Books and the Sony Reader

I love reading. I read a lot. I’ve been reading about the new Sony Reader

The device I want has to have paper-like readability in any light I can read a paper book in now.  I don’t want to worry about battery life. Cell phones have reached this milestone — I rarely think about my cell phone’s battery status.  Laptops have not.

Sony Reader looks promising technically. It’s more expensive than I’d like but not so much that I would rule out purchasing one if it can fill the uses I have in mind. Battery life sounds good and readability sounds very good — from what I have read the screen is quite paper-like.

I have a few uses in mind for a good e-book device:

  • Technical manuals and books —  It’d be nice to have a nice reference library available on a handy device independent of my computer.  Plenty of technical books need to be available on the device. The device has to have a good way to search for an answer.
  • Travel reading — I like to have lots of books with me when I travel. The novels and other books I read for fun and enlightenment need to be available on the device.
  • Online reading — I try to keep up with a number of news sites and blogs. I’ve thought about writing or using something that would take select feeds and format them into a PDF to read on paper or offline. An e-book device would be ideal for this. I need to be able to load my own content onto the device.

Sadly, I don’t think the Sony Reader will work for me:

Availability of books — The “10,000 books” number I’ve seen in press about the Reader sounds like a lot until you think about how many books have been published. I couldn’t find a way to compare the books that will be available on the “CONNECT(tm) Store” to the list of books I’ve used in the past few months. In the past few months I’ve read 20 fiction novels, read ten non-fiction books, and referred to six or seven technical books. The publish date on these books varies from very recent (last month) to fairly recent (1997).

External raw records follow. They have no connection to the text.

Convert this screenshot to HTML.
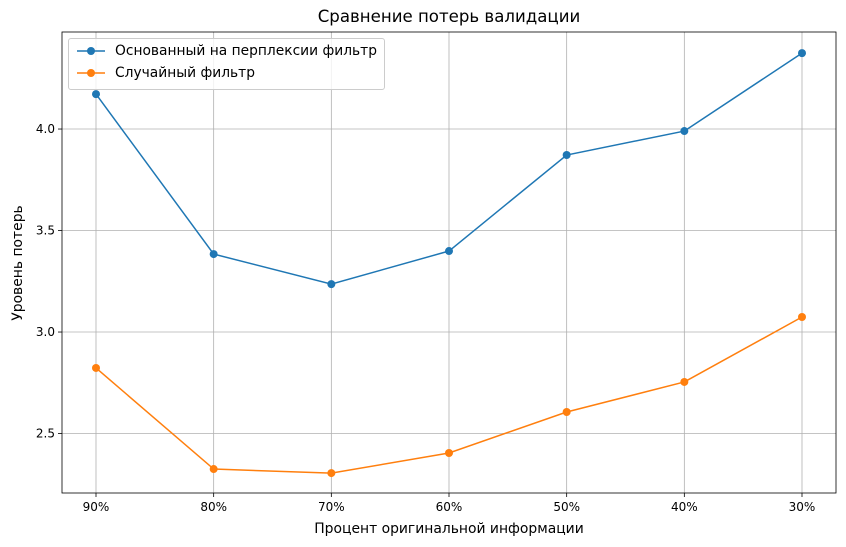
<!DOCTYPE html>
<html><head><meta charset="utf-8">
<style>
body{margin:0;background:#fff;}
#chart{display:block;font-family:"DejaVu Sans","Liberation Sans",sans-serif;}
.lg svg{display:inline-block;vertical-align:middle;}
</style></head>
<body>
<svg id="chart" width="846" height="547"></svg>
<script>
const categories=["90%","80%","70%","60%","50%","40%","30%"];
const perplexityValues=[4.172,3.384,3.236,3.399,3.872,3.99,4.374];
const randomValues=[2.823,2.325,2.305,2.404,2.606,2.754,3.074];
const yTicks=[2.5,3.0,3.5,4.0];
const yTickLabels=["2.5","3.0","3.5","4.0"];

const L=62,R=836,T=32,B=493;
const yMin=2.207,yMax=4.478;
const x0=96,x1=802;
function xs(i){return x0+(x1-x0)*i/(categories.length-1);}
function ys(v){return B-(v-yMin)/(yMax-yMin)*(B-T);}
const NS="http://www.w3.org/2000/svg";
const svg=document.getElementById('chart');
function mk(tag,attrs,parent){const e=document.createElementNS(NS,tag);for(const k in attrs)e.setAttribute(k,attrs[k]);(parent||svg).appendChild(e);return e;}

const grid=mk('g',{});


categories.forEach((c,i)=>{mk('line',{x1:xs(i),x2:xs(i),y1:T,y2:B,stroke:'#b0b0b0','stroke-width':0.8},grid);});
yTicks.forEach(v=>{mk('line',{x1:L,x2:R,y1:ys(v),y2:ys(v),stroke:'#b0b0b0','stroke-width':0.8},grid);});

const xa=mk('g',{});


categories.forEach((c,i)=>{
  mk('line',{x1:xs(i),x2:xs(i),y1:B,y2:B+4,stroke:'#000','stroke-width':0.8},xa);
  const t=mk('text',{x:xs(i),y:B+18,'text-anchor':'middle','font-size':12},xa);t.textContent=c;
  
  
});
const ya=mk('g',{});


yTicks.forEach((v,i)=>{
  mk('line',{x1:L-4,x2:L,y1:ys(v),y2:ys(v),stroke:'#000','stroke-width':0.8},ya);
  const t=mk('text',{x:L-7,y:ys(v)+4,'text-anchor':'end','font-size':12},ya);t.textContent=yTickLabels[i];
  
  
});

function series(vals,color,name){
  const g=mk('g',{});
  
  
  mk('polyline',{points:vals.map((v,i)=>xs(i)+','+ys(v)).join(' '),fill:'none',stroke:color,'stroke-width':1.5},g);
  vals.forEach((v,i)=>{const c=mk('circle',{cx:xs(i),cy:ys(v),r:4,fill:color},g);
    
    });
}
series(perplexityValues,'#1f77b4','perplexity-series');
series(randomValues,'#ff7f0e','random-series');

mk('rect',{x:L,y:T,width:R-L,height:B-T,fill:'none',stroke:'#000','stroke-width':0.8});
</script>
<div style="position:absolute;left:0;top:0;width:846px;height:547px;pointer-events:none;font-family:'DejaVu Sans','Liberation Sans',sans-serif;">
  <div style="position:absolute;left:62px;width:774px;top:7px;text-align:center;font-size:16.6px;">Сравнение потерь валидации</div>
  <div style="position:absolute;left:62px;width:774px;top:521px;text-align:center;font-size:13.9px;">Процент оригинальной информации</div>
  <div style="position:absolute;left:-45px;top:255px;width:126px;text-align:center;font-size:13.9px;transform:rotate(-90deg);">Уровень потерь</div>
  <div class="lg" style="position:absolute;left:68px;top:38px;width:315px;height:50px;border:1px solid #ccc;border-radius:3px;background:rgba(255,255,255,0.8);font-size:13.8px;white-space:nowrap;">
    <div style="position:absolute;left:8px;top:4px;height:16px;line-height:16px;">
      <svg width="30" height="14"><line x1="0" y1="7" x2="28" y2="7" stroke="#1f77b4" stroke-width="1.5"/><circle cx="14" cy="7" r="4" fill="#1f77b4"/></svg><span style="margin-left:8px">Основанный на перплексии фильтр</span></div>
    <div style="position:absolute;left:8px;top:26px;height:16px;line-height:16px;">
      <svg width="30" height="14"><line x1="0" y1="7" x2="28" y2="7" stroke="#ff7f0e" stroke-width="1.5"/><circle cx="14" cy="7" r="4" fill="#ff7f0e"/></svg><span style="margin-left:8px">Случайный фильтр</span></div>
  </div>
</div>
</body></html>
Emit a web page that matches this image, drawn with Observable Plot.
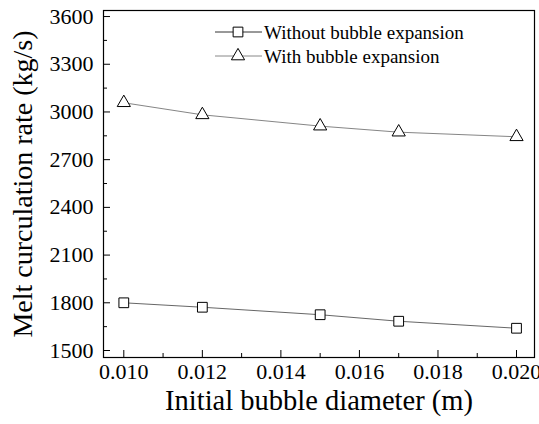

Searching — You can’t. This probably rules it out for the technical book use, though I suppose with sufficently nice indexing and bookmarking it could be worked around.

DRM — Digital Rights Management on electronic content, particularly DRM from Sony, makes me nervous. I know it’s hopeless to expect any commercial electronic books ever to be available without DRM, but I wish I really believed the people making it cared about user experience. I don’t care about being able to copy books as much as I want or even about reading e-books on my PC. I need to be absolutely sure that as long as I own an e-book I will always be able to read it. I want the same “license” that I have for paper books without worries that broken software or “upgrades” will block use of my books. I want to be able to sell or lend an e-book to someone.

Book price —  The e-books have to be much less expensive compared to their paper counterparts — not just 25% less expensive than the hardcovers. The current DRM-encumbered e-books have no used market and are thus inherently less valuable than paper books to me. For some books an acceptable comprimise would be to purchase time-limited use of the e-book — e.g. pay a couple bucks to be able to read a novel for a month or two.

This is frustrating because aside from the searching all of these problems are not with the device or technology at all. The content problems are caused by middle-men.

At least it looks like you’ll be able to load your own text onto the Reader.